STATED GOAL - Emit a verbatim copy of the lines below from the line with "Convert this screenshot to HTML." through the line with "TETRAGONAL (HMT) YAPI</text>", excluding pictures and everything outside that range.

(Stored items from a collection)

◇ ◇ ◇

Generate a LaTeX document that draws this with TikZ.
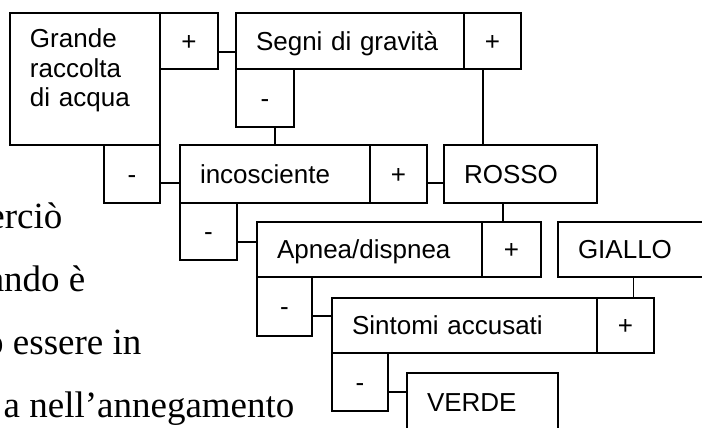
\documentclass[tikz,border=0pt]{standalone}
\usepackage{fontspec}
\setmainfont{Liberation Serif}
\setsansfont{Liberation Sans}

\begin{document}
\begin{tikzpicture}[%
    x=1pt, y=-1pt,              % coordinates in pixels, top-down
    line width=1.2pt,           % thin box outlines
    ]
% -------------------------------------------------
% A few box styles
\tikzset{
  base/.style={draw, rectangle, anchor=north west, outer sep=0pt,
    inner xsep=20pt, inner ysep=0pt, text height=18.6pt, text depth=0pt,
    font=\sffamily\fontsize{26}{29.5}\selectfont},
  box/.style={base, align=left, text width=#1, minimum height=56pt},
  pm/.style={base, inner xsep=0pt, align=center, minimum width=57pt, minimum height=57pt},
  % Connector line style
  link/.style={draw},
  prose/.style={anchor=base east, inner sep=0pt, font=\fontsize{37}{45}\selectfont}
}
\useasboundingbox (0,0) rectangle (702,428);
% -------------------------------------------------
% Page text behind the chart
\node [prose] (l1) at (63,228) {erciò};
\node [prose] (l2) at (86,291) {ando è};
\node [prose] (l3) at (142,354) {o essere in};
\node [prose] (l4) at (295,417) {a nell’annegamento};

% Question boxes with their + / - answers
\node [box=110pt, text height=35pt, text depth=97pt] (grande) at (10,13) {Grande\\raccolta\\di acqua};
\node [pm, minimum width=58pt, minimum height=56pt] (plusA) at (grande.north east) {+};
\node [box=188pt] (segni) at (236,13) {Segni di gravità};
\node [pm, minimum height=56pt] (plusB) at (segni.north east) {+};
\node [pm, minimum width=58pt, minimum height=58pt] (minusA) at (segni.south west) {-};
\node [pm, anchor=north east, minimum width=56pt, minimum height=58pt] (minusB) at (grande.south east) {-};
\node [box=150pt, minimum height=58pt] (incos) at (180,145) {incosciente};
\node [pm, minimum height=58pt] (plusC) at (incos.north east) {+};
\node [box=113pt, minimum height=58pt] (rosso) at (444,145) {ROSSO};
\node [pm] (minusC) at (incos.south west) {-};
\node [box=185pt, minimum height=55pt] (apnea) at (257,222) {Apnea/dispnea};
\node [pm, minimum width=59pt, minimum height=55pt] (plusD) at (apnea.north east) {+};
\node [box=111pt, minimum height=55pt] (giallo) at (558,222) {GIALLO};
\node [pm, minimum width=55pt, minimum height=59pt] (minusD) at (apnea.south west) {-};
\node [box=225pt, minimum height=55pt] (sintomi) at (332,298) {Sintomi accusati};
\node [pm, minimum height=55pt] (plusE) at (sintomi.north east) {+};
\node [pm, minimum width=56pt, minimum height=58pt] (minusE) at (sintomi.south west) {-};
\node [box=111pt, minimum height=58pt] (verde) at (407,373) {VERDE};

% Side links
\draw [link] ([yshift=-11pt]plusA.east) -- ([yshift=-11pt]plusA.east -| segni.west);
\draw [link] ([yshift=-9pt]minusB.east) -- ([yshift=-9pt]minusB.east -| incos.west);
\draw [link] ([yshift=-9pt]plusC.east) -- ([yshift=-9pt]plusC.east -| rosso.west);
\draw [link] ([yshift=-10.5pt]minusC.east) -- ([yshift=-10.5pt]minusC.east -| apnea.west);
\draw [link] ([yshift=-9.5pt]minusD.east) -- ([yshift=-9.5pt]minusD.east -| sintomi.west);
\draw [link] ([yshift=-10pt]minusE.east) -- ([yshift=-10pt]minusE.east -| verde.west);
% Down links
\draw [link] ([xshift=10pt]minusA.south) -- ([xshift=10pt]minusA.south |- incos.north);
\draw [link] ([xshift=-9.5pt]plusB.south) -- ([xshift=-9.5pt]plusB.south |- rosso.north);
\draw [link] ([xshift=-17.5pt]rosso.south) -- ([xshift=-17.5pt]rosso.south |- plusD.north);
\draw [link] (giallo.south) -- (giallo.south |- plusE.north);

% -------------------------------------------------
\end{tikzpicture}
\end{document}
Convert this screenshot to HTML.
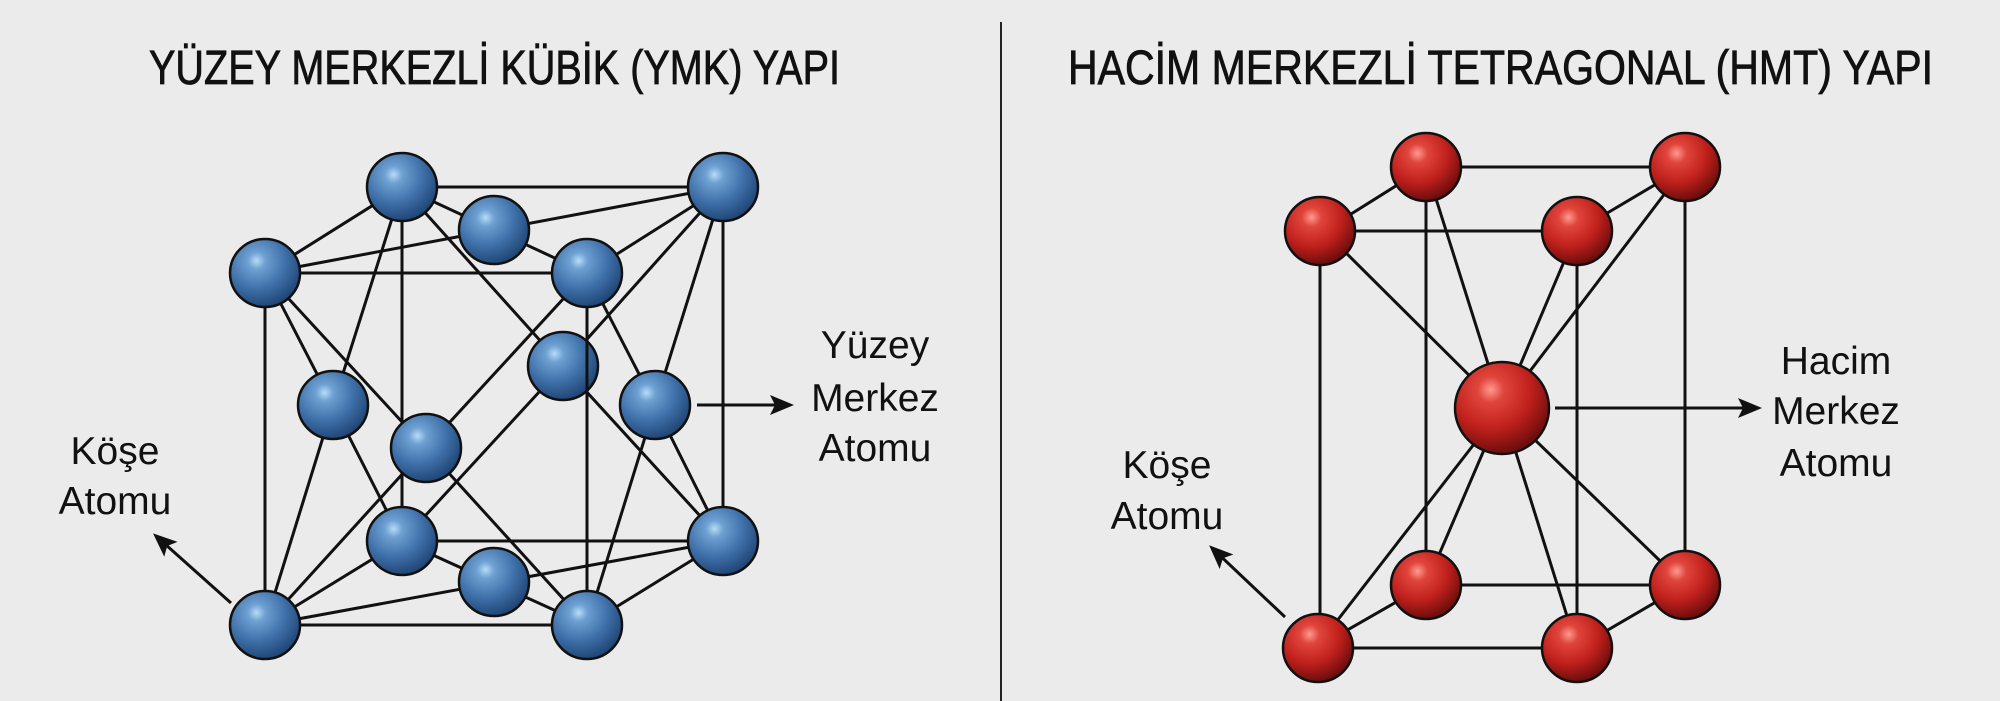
<!DOCTYPE html>
<html><head><meta charset="utf-8"><style>
html,body{margin:0;padding:0;background:#ebebeb;}
svg{display:block;}
text{font-family:"Liberation Sans",sans-serif;fill:#111;}
</style></head><body>
<svg width="2000" height="701" viewBox="0 0 2000 701" xmlns="http://www.w3.org/2000/svg">
<defs>
<radialGradient id="gb" cx="0.38" cy="0.32" r="0.7">
<stop offset="0" stop-color="#b6dcf7"/><stop offset="0.18" stop-color="#6ea0d2"/><stop offset="0.6" stop-color="#3e6fa8"/><stop offset="1" stop-color="#1f4474"/>
</radialGradient>
<radialGradient id="gr" cx="0.38" cy="0.3" r="0.7">
<stop offset="0" stop-color="#ff9a90"/><stop offset="0.2" stop-color="#e0453c"/><stop offset="0.6" stop-color="#c1211c"/><stop offset="1" stop-color="#6e0d0d"/>
</radialGradient>
<marker id="ah2" markerWidth="24" markerHeight="24" refX="20" refY="12" orient="auto" markerUnits="userSpaceOnUse" viewBox="0 0 24 24">
<path d="M0,2 L24,12 L0,22 L5,12 Z" fill="#111"/>
</marker>
</defs>
<rect width="2000" height="701" fill="#ebebeb"/>
<line x1="1001" y1="22" x2="1001" y2="701" stroke="#222" stroke-width="2"/>

<text x="149" y="84" font-size="48" stroke="#111" stroke-width="0.8" textLength="691" lengthAdjust="spacingAndGlyphs">YÜZEY MERKEZLİ KÜBİK (YMK) YAPI</text>
<text x="1068" y="84" font-size="48" stroke="#111" stroke-width="0.8" textLength="865" lengthAdjust="spacingAndGlyphs">HACİM MERKEZLİ TETRAGONAL (HMT) YAPI</text>

<g stroke="#111" stroke-width="3" fill="none">
<path d="M402,187 L723,187 M265,273 L587,273 M402,187 L265,273 M723,187 L587,273
M402,541 L723,541 M265,625 L587,625 M402,541 L265,625 M723,541 L587,625
M402,187 L402,541 M723,187 L723,541 M265,273 L265,625
M402,187 L587,273 M265,273 L723,187
M402,541 L587,625 M265,625 L723,541
M265,273 L333,405 M402,187 L333,405 M333,405 L265,625 M333,405 L402,541
M587,273 L655,405 M723,187 L655,405 M655,405 L723,541 M655,405 L587,625
M265,273 L426,448 M587,273 L426,448 M426,448 L265,625 M426,448 L587,625
M402,187 L563,366 M723,187 L563,366 M563,366 L402,541 M563,366 L723,541"/>
<path d="M1426,167 L1685,167 M1324,231 L1577,231 M1426,167 L1324,231 M1685,167 L1577,231
M1426,585 L1685,585 M1316,648 L1577,648 M1426,585 L1316,648 M1685,585 L1577,648
M1426,167 L1426,585 M1685,167 L1685,585 M1320,231 L1320,648 M1577,231 L1577,648
M1502,408 L1426,167 M1502,408 L1685,167 M1502,408 L1324,231 M1502,408 L1577,231
M1502,408 L1426,585 M1502,408 L1685,585 M1502,408 L1316,648 M1502,408 L1577,648"/>
</g>

<g stroke="#111" stroke-width="2.5" fill="url(#gb)">
<ellipse cx="402" cy="187" rx="35" ry="34"/>
<ellipse cx="723" cy="187" rx="35" ry="34"/>
<ellipse cx="494" cy="230" rx="35" ry="34"/>
<ellipse cx="265" cy="273" rx="35" ry="34"/>
<ellipse cx="587" cy="273" rx="35" ry="34"/>
<ellipse cx="563" cy="366" rx="35" ry="34"/>
<ellipse cx="333" cy="405" rx="35" ry="34"/>
<ellipse cx="655" cy="405" rx="35" ry="34"/>
<ellipse cx="426" cy="448" rx="35" ry="34"/>
<ellipse cx="402" cy="541" rx="35" ry="34"/>
<ellipse cx="723" cy="541" rx="35" ry="34"/>
<ellipse cx="494" cy="582" rx="35" ry="34"/>
<ellipse cx="265" cy="625" rx="35" ry="34"/>
<ellipse cx="587" cy="625" rx="35" ry="34"/>
</g>
<line x1="587" y1="307" x2="587" y2="591" stroke="#111" stroke-width="3"/>

<g stroke="#111" stroke-width="2.5" fill="url(#gr)">
<ellipse cx="1426" cy="167" rx="35" ry="34"/>
<ellipse cx="1685" cy="167" rx="35" ry="34"/>
<ellipse cx="1320" cy="231" rx="35" ry="34"/>
<ellipse cx="1577" cy="231" rx="35" ry="34"/>
<ellipse cx="1426" cy="585" rx="35" ry="34"/>
<ellipse cx="1685" cy="585" rx="35" ry="34"/>
<ellipse cx="1318" cy="648" rx="35" ry="34"/>
<ellipse cx="1577" cy="648" rx="35" ry="34"/>
<ellipse cx="1502" cy="408" rx="47" ry="46"/>
</g>

<g stroke="#111" stroke-width="3">
<line x1="697" y1="405" x2="790" y2="405" marker-end="url(#ah2)"/>
<line x1="231" y1="603" x2="156" y2="536" marker-end="url(#ah2)"/>
<line x1="1555" y1="408" x2="1758" y2="408" marker-end="url(#ah2)"/>
<line x1="1285" y1="617" x2="1212" y2="548" marker-end="url(#ah2)"/>
</g>

<g font-size="39" text-anchor="middle">
<text x="875" y="358">Yüzey</text>
<text x="875" y="411">Merkez</text>
<text x="875" y="461">Atomu</text>
<text x="115" y="464">Köşe</text>
<text x="115" y="514">Atomu</text>
<text x="1836" y="374">Hacim</text>
<text x="1836" y="424">Merkez</text>
<text x="1836" y="476">Atomu</text>
<text x="1167" y="478">Köşe</text>
<text x="1167" y="529">Atomu</text>
</g>
</svg>
</body></html>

◇ ◇ ◇

ANSWER BELOW -
Convert this screenshot to HTML.
<!DOCTYPE html>
<html><head><meta charset="utf-8"><style>
html,body{margin:0;padding:0;background:#ebebeb;}
svg{display:block;}
text{font-family:"Liberation Sans",sans-serif;fill:#111;}
</style></head><body>
<svg width="2000" height="701" viewBox="0 0 2000 701" xmlns="http://www.w3.org/2000/svg">
<defs>
<radialGradient id="gb" cx="0.38" cy="0.32" r="0.7">
<stop offset="0" stop-color="#b6dcf7"/><stop offset="0.18" stop-color="#6ea0d2"/><stop offset="0.6" stop-color="#3e6fa8"/><stop offset="1" stop-color="#1f4474"/>
</radialGradient>
<radialGradient id="gr" cx="0.38" cy="0.3" r="0.7">
<stop offset="0" stop-color="#ff9a90"/><stop offset="0.2" stop-color="#e0453c"/><stop offset="0.6" stop-color="#c1211c"/><stop offset="1" stop-color="#6e0d0d"/>
</radialGradient>
<marker id="ah2" markerWidth="24" markerHeight="24" refX="20" refY="12" orient="auto" markerUnits="userSpaceOnUse" viewBox="0 0 24 24">
<path d="M0,2 L24,12 L0,22 L5,12 Z" fill="#111"/>
</marker>
</defs>
<rect width="2000" height="701" fill="#ebebeb"/>
<line x1="1001" y1="22" x2="1001" y2="701" stroke="#222" stroke-width="2"/>

<text x="149" y="84" font-size="48" stroke="#111" stroke-width="0.8" textLength="691" lengthAdjust="spacingAndGlyphs">YÜZEY MERKEZLİ KÜBİK (YMK) YAPI</text>
<text x="1068" y="84" font-size="48" stroke="#111" stroke-width="0.8" textLength="865" lengthAdjust="spacingAndGlyphs">HACİM MERKEZLİ TETRAGONAL (HMT) YAPI</text>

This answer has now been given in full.